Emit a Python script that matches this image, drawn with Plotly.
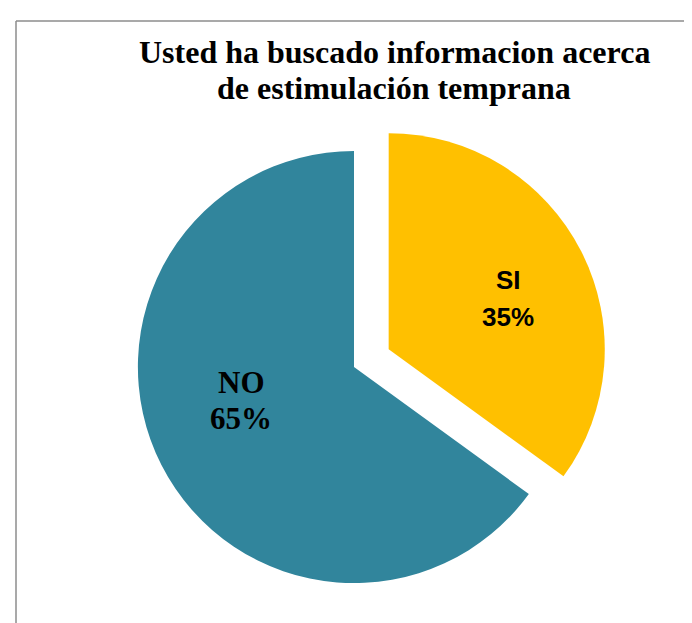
import plotly.graph_objects as go

labels = ["SI", "NO"]
values = [35, 65]
colors = ["#FFC000", "#31859C"]
pulls = [0.18, 0.0]
label_fonts = ["Liberation Sans", "Liberation Serif"]
label_sizes = [26, 31]
title_lines = ["Usted ha buscado informacion acerca", "de estimulación temprana"]

W, H = 692, 623

fig = go.Figure(go.Pie(
    labels=labels,
    values=values,
    sort=False,
    direction="clockwise",
    rotation=0,
    pull=pulls,
    marker=dict(colors=colors, line=dict(width=0)),
    textinfo="none",
    showlegend=False,
    hoverinfo="label+percent",
    domain=dict(x=[91 / W, 601 / W], y=[1 - 614 / H, 1 - 104 / H]),
))

total = sum(values)
# (x, y of label line, y of percent line) in pixels
label_pos = [(500, 272, 309), (233, 374, 410)]
annotations = []
for lab, val, fam, sz, (px, py1, py2) in zip(labels, values, label_fonts, label_sizes, label_pos):
    for txt, py in [(lab, py1), (f"{round(100 * val / total)}%", py2)]:
        annotations.append(dict(
            text=f"<b>{txt}</b>",
            x=px / W, y=1 - py / H, xref="paper", yref="paper",
            xanchor="center", yanchor="middle", showarrow=False,
            font=dict(family=fam, size=sz, color="black"), align="center",
        ))

for line, py in zip(title_lines, [44, 80]):
    annotations.append(dict(
        text=f"<b>{line}</b>",
        x=386 / W, y=1 - py / H, xref="paper", yref="paper",
        xanchor="center", yanchor="middle", showarrow=False,
        font=dict(family="Liberation Serif", size=32, color="black"),
    ))

fig.update_layout(
    width=W, height=H,
    margin=dict(l=0, r=0, t=0, b=0),
    paper_bgcolor="white",
    plot_bgcolor="white",
    annotations=annotations,
    shapes=[
        dict(type="line", xref="paper", yref="paper",
             x0=8 / W, x1=1.05, y0=1 - 13 / H, y1=1 - 13 / H,
             line=dict(color="#8C8C8C", width=1.5)),
        dict(type="line", xref="paper", yref="paper",
             x0=8 / W, x1=8 / W, y0=1 - 13 / H, y1=-0.05,
             line=dict(color="#8C8C8C", width=1.5)),
    ],
)

fig.write_html("out.html")
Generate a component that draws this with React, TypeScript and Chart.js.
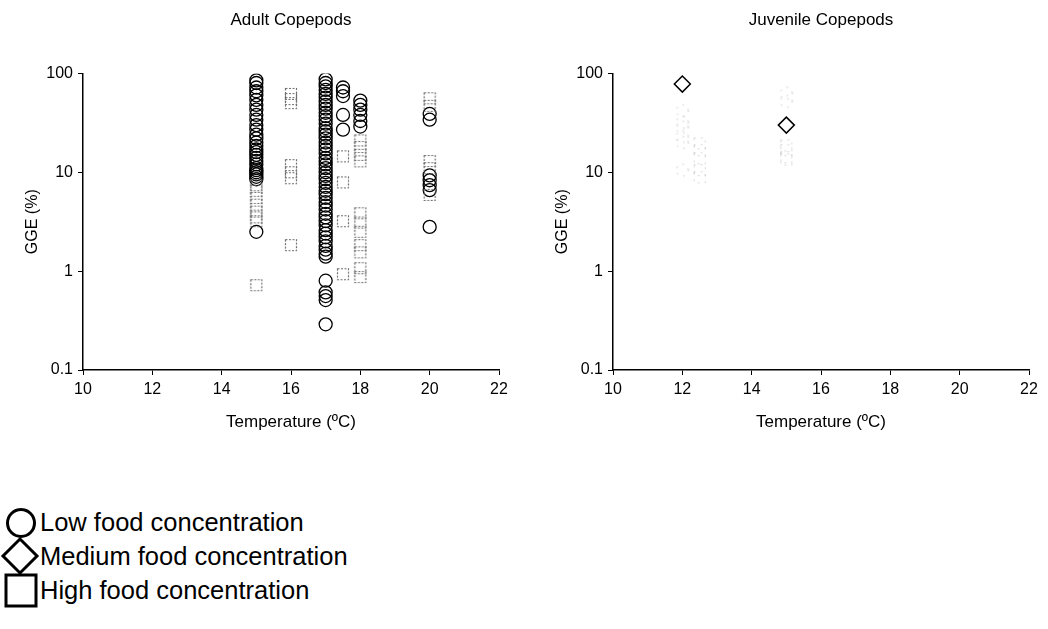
import React, { useEffect, useRef } from "react";
import { Chart, registerables } from "chart.js";

Chart.register(...registerables);

// ---- Data -------------------------------------------------------------
// Adult copepods, low food concentration (GGE %, by temperature column)
const adultLow15 = [85, 80, 72, 66, 60, 54, 48, 43, 38, 34, 30, 27, 24, 22, 20, 18.5, 17, 16, 15, 14, 13, 12, 11, 10.5, 10, 9.5, 9, 8.5, 2.5];
const adultLow17 = [87, 80, 74, 68, 62, 57, 52, 48, 44, 40, 37, 34, 31, 28, 26, 24, 22, 20, 18.5, 17, 15.5, 14, 13, 12, 11, 10, 9.2, 8.5, 7.8, 7.1, 6.5, 6, 5.5, 5, 4.6, 4.2, 3.8, 3.5, 3.2, 2.9, 2.6, 2.4, 2.2, 2, 1.8, 1.65, 1.5, 1.4, 0.8, 0.61, 0.56, 0.51, 0.29];
const adultLow17_5 = [72, 66, 59, 38, 27];
const adultLow18 = [53, 48, 43, 38, 33, 29];
const adultLow20 = [39, 34, 9.3, 8.3, 7.4, 6.6, 2.8];

// Adult copepods, high food concentration
const adultHigh15 = [7.4, 6.5, 5.5, 4.7, 4.0, 3.5, 3.2, 0.72];
const adultHigh16 = [62, 55, 50, 11.8, 10, 8.7, 1.83];
const adultHigh17_5 = [14.5, 7.9, 3.2, 0.93];
const adultHigh18 = [21, 18, 15, 12.9, 3.85, 3.1, 2.5, 1.83, 1.55, 1.07, 0.87];
const adultHigh20 = [56, 47, 13, 11, 5.9];

// Juvenile copepods
const juvMediumTemps = [12, 15];
const juvMediumGGE = [78, 30];
const juvLow12 = [42, 32, 28.5, 23, 20, 10.5];
const juvLow15 = [63, 52];
const juvHigh12_5 = [19.6, 16.7, 13.8, 10.5, 8.9];
const juvHigh15 = [18.7, 16.7, 14.2, 13.5];

// Axis ticks
const xMin = 10;
const xMax = 22;
const xStep = 2;
const yTickValues = [0.1, 1, 10, 100];
const yTickLabels = ["0.1", "1", "10", "100"];

const FONT = "'Liberation Sans', Arial, Helvetica, sans-serif";

const column = (t: number, values: number[]) => values.map((v) => ({ x: t, y: v }));

function dottedSquare(side: number, color: string, dash: number[], lw: number) {
  const c = document.createElement("canvas");
  c.width = side + 2;
  c.height = side + 2;
  const g = c.getContext("2d")!;
  g.strokeStyle = color;
  g.lineWidth = lw;
  g.setLineDash(dash);
  g.strokeRect(1.5, 1.5, side - 1, side - 1);
  return c;
}

function dottedRing(r: number, color: string, dash: number[], lw: number) {
  const s = Math.ceil(r * 2 + 4);
  const c = document.createElement("canvas");
  c.width = s;
  c.height = s;
  const g = c.getContext("2d")!;
  g.strokeStyle = color;
  g.lineWidth = lw;
  g.setLineDash(dash);
  g.beginPath();
  g.arc(s / 2, s / 2, r, 0, Math.PI * 2);
  g.stroke();
  return c;
}

function panelOptions(title: string): any {
  return {
    responsive: false,
    animation: false,
    events: [],
    layout: { padding: { top: 0, left: 0, right: 19, bottom: 0 } },
    plugins: {
      legend: { display: false },
      tooltip: { enabled: false },
      title: {
        display: true,
        fullSize: false,
        text: title,
        color: "#000",
        font: { family: FONT, size: 17, weight: "normal" },
        padding: { top: 10, bottom: 43 },
      },
    },
    scales: {
      x: {
        type: "linear",
        min: xMin,
        max: xMax,
        ticks: { stepSize: xStep, color: "#000", font: { family: FONT, size: 16 }, padding: 5 },
        grid: { drawOnChartArea: false, drawTicks: true, tickLength: 5, color: "#000" },
        border: { display: true, color: "#000", width: 1.5 },
        title: {
          display: true,
          text: "Temperature (ºC)",
          color: "#000",
          font: { family: FONT, size: 17 },
          padding: { top: 17, bottom: 17 },
        },
        afterFit: (s: any) => {
          s.height = 80;
        },
      },
      y: {
        type: "logarithmic",
        min: 0.1,
        max: 100,
        afterBuildTicks: (s: any) => {
          s.ticks = yTickValues.map((value) => ({ value }));
        },
        ticks: {
          color: "#000",
          font: { family: FONT, size: 16 },
          padding: 5,
          callback: (_v: any, i: number) => yTickLabels[i],
        },
        grid: { drawOnChartArea: false, drawTicks: true, tickLength: 5, color: "#000" },
        border: { display: true, color: "#000", width: 1.5 },
        title: {
          display: true,
          text: "GGE (%)",
          color: "#000",
          font: { family: FONT, size: 16 },
          padding: { top: 23, bottom: 23 },
        },
        afterFit: (s: any) => {
          s.width = 83;
        },
      },
    },
  };
}

function Panel({ title, build, left }: { title: string; build: () => any[]; left: number }) {
  const ref = useRef<HTMLCanvasElement | null>(null);
  useEffect(() => {
    if (!ref.current) return;
    const chart = new Chart(ref.current, {
      type: "scatter",
      data: { datasets: build() },
      options: panelOptions(title),
    });
    return () => chart.destroy();
  }, []);
  return (
    <canvas
      ref={ref}
      width={518}
      height={450}
      style={{ position: "absolute", left, top: 0, width: 518, height: 450 }}
    />
  );
}

const lowStyle = {
  pointStyle: "circle",
  pointRadius: 6.5,
  borderColor: "#000",
  backgroundColor: "rgba(0,0,0,0)",
  borderWidth: 1.3,
};

function adultDatasets() {
  const sq = dottedSquare(12, "#6e6e6e", [2, 1.5], 1.2);
  const high = { pointStyle: sq, pointRadius: 6, borderColor: "#777", backgroundColor: "rgba(0,0,0,0)" };
  return [
    {
      label: "High food concentration",
      data: [
        ...column(15, adultHigh15),
        ...column(16, adultHigh16),
        ...column(17.5, adultHigh17_5),
        ...column(18, adultHigh18),
        ...column(20, adultHigh20),
      ],
      ...high,
    },
    {
      label: "Low food concentration",
      data: [
        ...column(15, adultLow15),
        ...column(17, adultLow17),
        ...column(17.5, adultLow17_5),
        ...column(18, adultLow18),
        ...column(20, adultLow20),
      ],
      ...lowStyle,
    },
  ];
}

function juvenileDatasets() {
  const faintRing = dottedRing(6, "#a8a8a8", [1, 6], 1);
  const faintSq = dottedSquare(12, "#b4b4b4", [1, 6], 1);
  return [
    {
      label: "Low food concentration",
      data: [...column(12, juvLow12), ...column(15, juvLow15)],
      pointStyle: faintRing,
      pointRadius: 6,
    },
    {
      label: "High food concentration",
      data: [...column(12.5, juvHigh12_5), ...column(15, juvHigh15)],
      pointStyle: faintSq,
      pointRadius: 6,
    },
    {
      label: "Medium food concentration",
      data: juvMediumTemps.map((t, i) => ({ x: t, y: juvMediumGGE[i] })),
      pointStyle: "rectRot",
      pointRadius: 8,
      borderColor: "#000",
      backgroundColor: "rgba(0,0,0,0)",
      borderWidth: 1.5,
    },
  ];
}

const legendText: React.CSSProperties = {
  position: "absolute",
  left: 40,
  fontFamily: FONT,
  fontSize: 25.5,
  lineHeight: "34px",
  color: "#000",
  whiteSpace: "nowrap",
};

export default function App() {
  return (
    <div
      style={{
        position: "absolute",
        left: 0,
        top: 0,
        width: 1048,
        height: 629,
        background: "#fff",
        overflow: "hidden",
      }}
    >
      <Panel title="Adult Copepods" build={adultDatasets} left={0} />
      <Panel title="Juvenile Copepods" build={juvenileDatasets} left={530} />

      <svg width={44} height={110} style={{ position: "absolute", left: 0, top: 504 }}>
        <circle cx={21} cy={19} r={13.5} fill="none" stroke="#000" strokeWidth={3} />
        <polygon points="20,35 37,52 20,69 3,52" fill="none" stroke="#000" strokeWidth={3} />
        <rect x={6} y={71} width={30} height={31} fill="none" stroke="#000" strokeWidth={3} />
      </svg>
      <div style={{ ...legendText, top: 505 }}>Low food concentration</div>
      <div style={{ ...legendText, top: 539 }}>Medium food concentration</div>
      <div style={{ ...legendText, top: 573 }}>High food concentration</div>
    </div>
  );
}
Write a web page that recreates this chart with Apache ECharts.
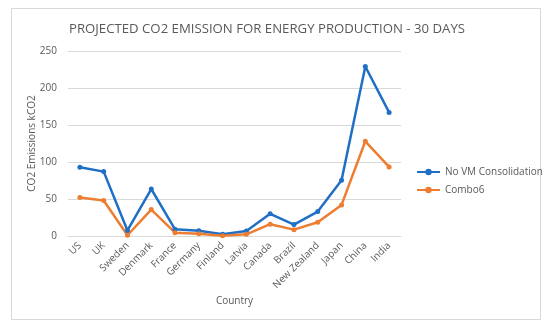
<!DOCTYPE html>
<html><head><meta charset="utf-8">
<script src="https://cdn.jsdelivr.net/npm/echarts@6/dist/echarts.min.js"></script>
<style>html,body{margin:0;padding:0;background:#fff}#c{width:550px;height:333px}</style>
</head><body><div id="c"></div>
<script>
const categories = ["US","UK","Sweden","Denmark","France","Germany","Finland","Latvia","Canada","Brazil","New Zealand","Japan","China","India"];
const noVM = [93, 87, 7.5, 63.5, 9, 7, 2.3, 6.8, 30, 15.4, 33, 75.3, 229, 167];
const combo6 = [52, 48, 1, 35.7, 4.5, 3.2, 0.5, 2.3, 16, 8.6, 18.5, 42, 128, 93.3];
const yTicks = {min: 0, max: 250, interval: 50};

const chart = echarts.init(document.getElementById('c'));
const font = '"Open Sans", sans-serif';
chart.setOption({
  animation: false,
  graphic: [{type:'rect', shape:{x:11.5,y:8.5,width:529,height:311}, style:{fill:'none', stroke:'#d9d9d9', lineWidth:1}, z:-1}],
  title: {text:'PROJECTED CO2 EMISSION FOR ENERGY PRODUCTION - 30 DAYS', left:262, textAlign:'center', top:18,
    textStyle:{fontFamily:font, fontSize:13.2, fontWeight:'normal', color:'#595959'}},
  legend: {orient:'vertical', left:411, top:162, itemGap:8, itemWidth:23, itemHeight:8,
    textStyle:{fontFamily:font, fontSize:10, color:'#595959'},
    data:['No VM Consolidation','Combo6']},
  grid: {left:68, right:149, top:51, bottom:97},
  xAxis: {type:'category', data:categories, boundaryGap:true,
    name:'Country', nameLocation:'middle', nameGap:60, nameMoveOverlap:false,
    nameTextStyle:{fontFamily:font, fontSize:10, color:'#595959'},
    axisLine:{lineStyle:{color:'#d9d9d9'}}, axisTick:{show:false},
    axisLabel:{rotate:45, interval:0, fontFamily:font, fontSize:10, color:'#595959', margin:8}},
  yAxis: {type:'value', min:yTicks.min, max:yTicks.max, interval:yTicks.interval,
    name:'CO2 Emissions kCO2', nameLocation:'middle', nameGap:31, nameMoveOverlap:false,
    nameTextStyle:{fontFamily:font, fontSize:10, color:'#595959'},
    axisLine:{show:false}, axisTick:{show:false},
    splitLine:{lineStyle:{color:'#d9d9d9'}},
    axisLabel:{fontFamily:font, fontSize:10, color:'#595959', margin:11}},
  series: [
    {name:'No VM Consolidation', type:'line', data:noVM, symbol:'circle', symbolSize:5,
      lineStyle:{width:2.5, color:'#1f6fc5'}, itemStyle:{color:'#1f6fc5'}},
    {name:'Combo6', type:'line', data:combo6, symbol:'circle', symbolSize:5,
      lineStyle:{width:2.5, color:'#ed7d31'}, itemStyle:{color:'#ed7d31'}}
  ]
});
</script></body></html>
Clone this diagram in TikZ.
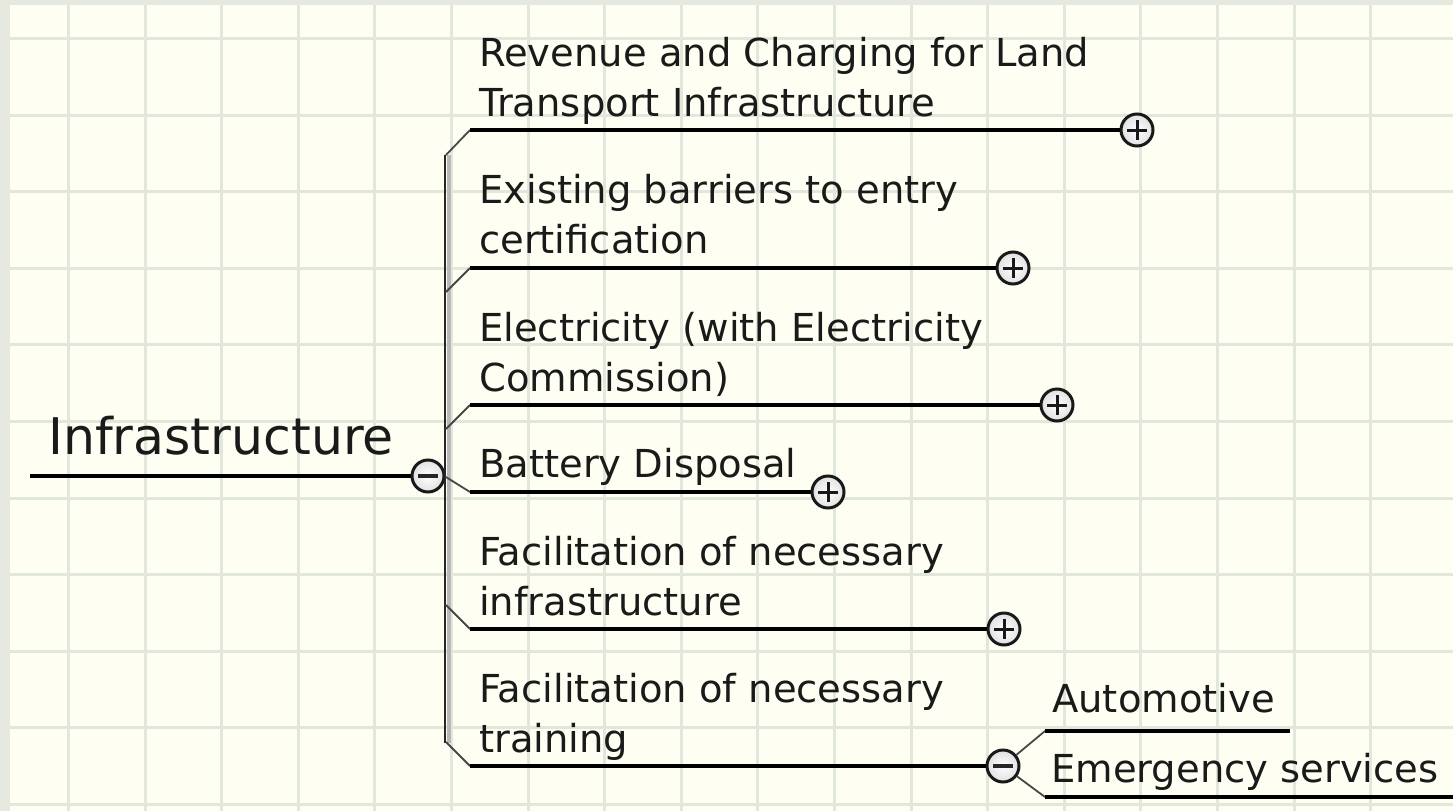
\documentclass[tikz,border=0pt]{standalone}
\usepackage{fontspec}
\setmainfont{DejaVu Sans}
\definecolor{bordergrey}{HTML}{E6E9E0}
\definecolor{paper}{HTML}{FEFFF2}
\definecolor{gridline}{HTML}{E1E7DA}
\definecolor{inkc}{HTML}{1A1A1A}
\begin{document}
\begin{tikzpicture}[x=1pt,y=-1pt,
  btn/.style={circle, draw=black!90, line width=3pt, minimum size=32pt, inner sep=0pt,
    inner color=white, outer color=black!12},
  expandbtn/.style={btn, path picture={
    \draw[line width=3pt] ([xshift=-10pt]path picture bounding box.center) -- ([xshift=10pt]path picture bounding box.center);
    \draw[line width=3pt] ([yshift=-10pt]path picture bounding box.center) -- ([yshift=10pt]path picture bounding box.center);}},
  collapsebtn/.style={btn, path picture={
    \draw[line width=3.5pt, black!85] ([xshift=-10pt]path picture bounding box.center) -- ([xshift=10pt]path picture bounding box.center);}},
  topic/.style={anchor=south west, inner sep=0pt, text depth=0pt, align=left, text=inkc,
    font={\fontsize{38.5}{50}\selectfont}},
  roottopic/.style={anchor=south west, inner sep=0pt, text depth=0pt, text=inkc,
    font={\fontsize{50.5}{60}\selectfont}},
  branch/.style={line width=3.2pt, black},
  bevel/.style={line width=1.8pt, black!72},
  gridstroke/.style={gridline, line width=3pt},
]
\useasboundingbox (0,0) rectangle (1453,811);
% background paper and grid
\fill[bordergrey] (0,0) rectangle (1453,811);
\fill[paper] (10,5) rectangle (1453,811);
\foreach \i in {0,...,17} \draw[gridstroke] ({68.5+76.6*\i},5) -- ({68.5+76.6*\i},811);
\foreach \j in {0,...,10} \draw[gridstroke] (10,{38.5+76.6*\j}) -- (1453,{38.5+76.6*\j});

% root
\node[roottopic] (root) at (48,455) {Infrastructure};
\coordinate (rootstart) at (30,476);
\node[collapsebtn] (c0) at (428,476) {};
\draw[branch] (rootstart) -- (c0);

% spine
\coordinate (spinetop) at (445,155);
\coordinate (spinebot) at (445,743);
\draw[black!28, line width=4pt] ([xshift=3.8pt]spinetop) -- ([xshift=3.8pt]spinebot);
\draw[black!85, line width=2.6pt] (spinetop) -- (spinebot);

% child 1
\node[topic] (t1) at (479,117) {Revenue and Charging for Land\\Transport Infrastructure};
\coordinate (s1) at (470,130);
\coordinate (j1) at (446,155);
\node[expandbtn] (e1) at (1137,130) {};
\draw[bevel] (j1) -- (s1);
\draw[branch] (s1) -- (e1);

% child 2
\node[topic] (t2) at (479,254) {Existing barriers to entry\\certification};
\coordinate (s2) at (470,268);
\coordinate (j2) at (446,292);
\node[expandbtn] (e2) at (1013,268) {};
\draw[bevel] (j2) -- (s2);
\draw[branch] (s2) -- (e2);

% child 3
\node[topic] (t3) at (479,392) {Electricity (with Electricity\\Commission)};
\coordinate (s3) at (470,405);
\coordinate (j3) at (446,429);
\node[expandbtn] (e3) at (1057,405) {};
\draw[bevel] (j3) -- (s3);
\draw[branch] (s3) -- (e3);

% child 4
\node[topic] (t4) at (479,478) {Battery Disposal};
\coordinate (s4) at (470,492);
\coordinate (j4) at (446,477);
\node[expandbtn] (e4) at (828,492) {};
\draw[bevel] (j4) -- (s4);
\draw[branch] (s4) -- (e4);

% child 5
\node[topic] (t5) at (479,616) {Facilitation of necessary\\infrastructure};
\coordinate (s5) at (470,629);
\coordinate (j5) at (446,605);
\node[expandbtn] (e5) at (1004,629) {};
\draw[bevel] (j5) -- (s5);
\draw[branch] (s5) -- (e5);

% child 6
\node[topic] (t6) at (479,753) {Facilitation of necessary\\training};
\coordinate (s6) at (470,766);
\coordinate (j6) at (446,742);
\node[collapsebtn] (c6) at (1003,766) {};
\draw[bevel] (j6) -- (s6);
\draw[branch] (s6) -- (c6);

% sub-children of child 6
\coordinate (sa) at (1045,731);
\coordinate (sae) at (1290,731);
\coordinate (sb) at (1045,797);
\coordinate (sbe) at (1453,797);
\node[topic] (u1) at (1052,713) {Automotive};
\node[topic] (u2) at (1051,783) {Emergency services};
\draw[bevel] (c6) -- (sa);
\draw[branch] (sa) -- (sae);
\draw[bevel] (c6) -- (sb);
\draw[branch] (sb) -- (sbe);
\end{tikzpicture}
\end{document}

— Task objective —
List all lines holding the string "with".

— Worked answer —
Emit a Python script that matches this image, drawn with Plotly.
Generate a component that draws this with React, TypeScript and Chart.js.
Write a web page that recreates this chart with Apache ECharts.
\node[topic] (t3) at (479,392) {Electricity (with Electricity\\Commission)};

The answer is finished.